→ **Requirement**: Your task is to retype the lines from the opening of the material through the line that includes "CJK SC', 'Noto". Do not copy the pictures.

=-=-=

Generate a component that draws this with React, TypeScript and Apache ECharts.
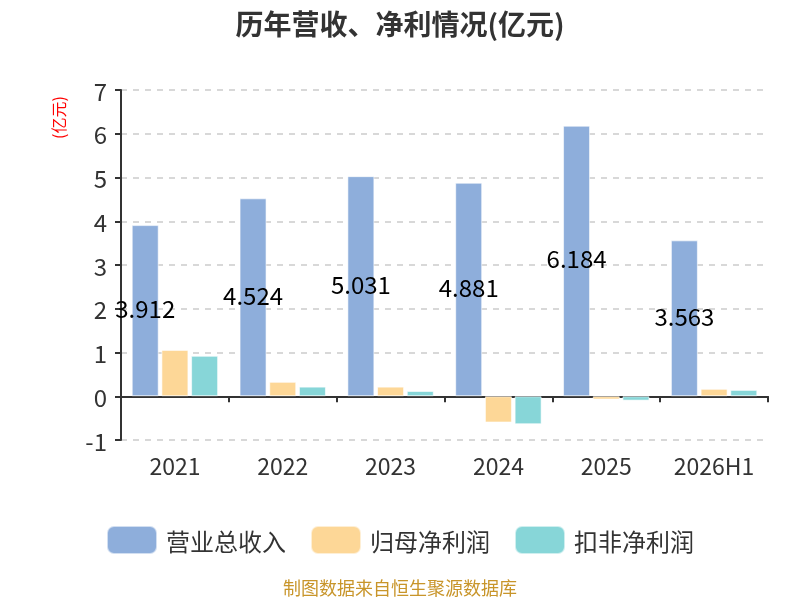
import React, { useEffect, useRef } from "react";
import * as echarts from "echarts";

const categories = ["2021", "2022", "2023", "2024", "2025", "2026H1"];
const revenue = [3.912, 4.524, 5.031, 4.881, 6.184, 3.563];
const netProfit = [1.06, 0.33, 0.22, -0.6, -0.075, 0.17];
const deductedProfit = [0.925, 0.22, 0.12, -0.64, -0.1, 0.145];
const seriesNames = ["营业总收入", "归母净利润", "扣非净利润"];
const colors = ["#8eaedb", "#fdd797", "#87d6d8"];

const FONT = "'Noto Sans CJK SC', 'Noto Sans', sans-serif";

export default function App() {
  const ref = useRef<HTMLDivElement>(null);
  useEffect(() => {
    if (!ref.current) return;
    const chart = echarts.init(ref.current, undefined, { renderer: "svg" });
    const mk = (name: string, data: number[], color: string, label: boolean) => ({
      name,
      type: "bar",
      data,
      barWidth: 27,
      barGap: "10%",
      itemStyle: { color, borderColor: "rgba(255,255,255,0.6)", borderWidth: 1 },
      label: label
        ? {
            show: true,
            position: "inside",
            offset: [0, -3],
            color: "#000",
            fontSize: 24,
            fontFamily: FONT,
          }
        : { show: false },
    });
    chart.setOption({
      animation: false,
      textStyle: { fontFamily: FONT },
      title: {
        text: "历年营收、净利情况(亿元)",
        left: "center",
        top: 8,
        padding: 0,
        textStyle: { fontSize: 28, fontWeight: "bold", color: "#333", fontFamily: FONT, lineHeight: 30 },
      },
      legend: {
        top: 520,
        left: "center",
        itemWidth: 50,
        itemHeight: 28,
        itemGap: 24,
        icon: "roundRect",
        textStyle: { fontSize: 24, color: "#333", fontFamily: FONT, padding: [0, 0, 0, 4] },
        data: seriesNames,
      },
      grid: { left: 121, right: 32, top: 90, bottom: 160, containLabel: false },
      xAxis: {
        type: "category",
        data: categories,
        axisLine: { lineStyle: { color: "#333", width: 2 } },
        axisTick: { show: true, length: 6, lineStyle: { color: "#333", width: 2 } },
        axisLabel: { fontSize: 23, color: "#333", margin: 13, interval: 0, fontFamily: FONT },
      },
      yAxis: {
        type: "value",
        min: -1,
        max: 7,
        interval: 1,
        axisLine: { show: true, lineStyle: { color: "#333", width: 2 } },
        axisTick: { show: true, length: 6, lineStyle: { color: "#333", width: 2 } },
        axisLabel: { fontSize: 24, color: "#333", margin: 14, fontFamily: FONT },
        splitLine: { lineStyle: { type: [6, 6], color: "#ccc", width: 1.5 } },
      },
      graphic: [
        {
          type: "text",
          x: 50,
          y: 139,
          rotation: Math.PI / 2,
          style: { text: "(亿元)", fill: "#ff0000", fontSize: 16, fontFamily: FONT },
        },
        {
          type: "text",
          left: "center",
          top: 578,
          style: {
            text: "制图数据来自恒生聚源数据库",
            fill: "#c8952a",
            fontSize: 18,
            fontFamily: FONT,
          },
        },
      ],
      series: [
        mk(seriesNames[0], revenue, colors[0], true),
        mk(seriesNames[1], netProfit, colors[1], false),
        mk(seriesNames[2], deductedProfit, colors[2], false),
      ],
    });
    return () => chart.dispose();
  }, []);
  return (
    <div
      ref={ref}
      style={{ position: "fixed", left: 0, top: 0, width: 800, height: 600 }}
    />
  );
}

=-=-=

→ **Correct answer**:
Generate a component that draws this with React, TypeScript and Apache ECharts.
import React, { useEffect, useRef } from "react";
import * as echarts from "echarts";

const categories = ["2021", "2022", "2023", "2024", "2025", "2026H1"];
const revenue = [3.912, 4.524, 5.031, 4.881, 6.184, 3.563];
const netProfit = [1.06, 0.33, 0.22, -0.6, -0.075, 0.17];
const deductedProfit = [0.925, 0.22, 0.12, -0.64, -0.1, 0.145];
const seriesNames = ["营业总收入", "归母净利润", "扣非净利润"];
const colors = ["#8eaedb", "#fdd797", "#87d6d8"];

const FONT = "'Noto Sans CJK SC', 'Noto Sans', sans-serif";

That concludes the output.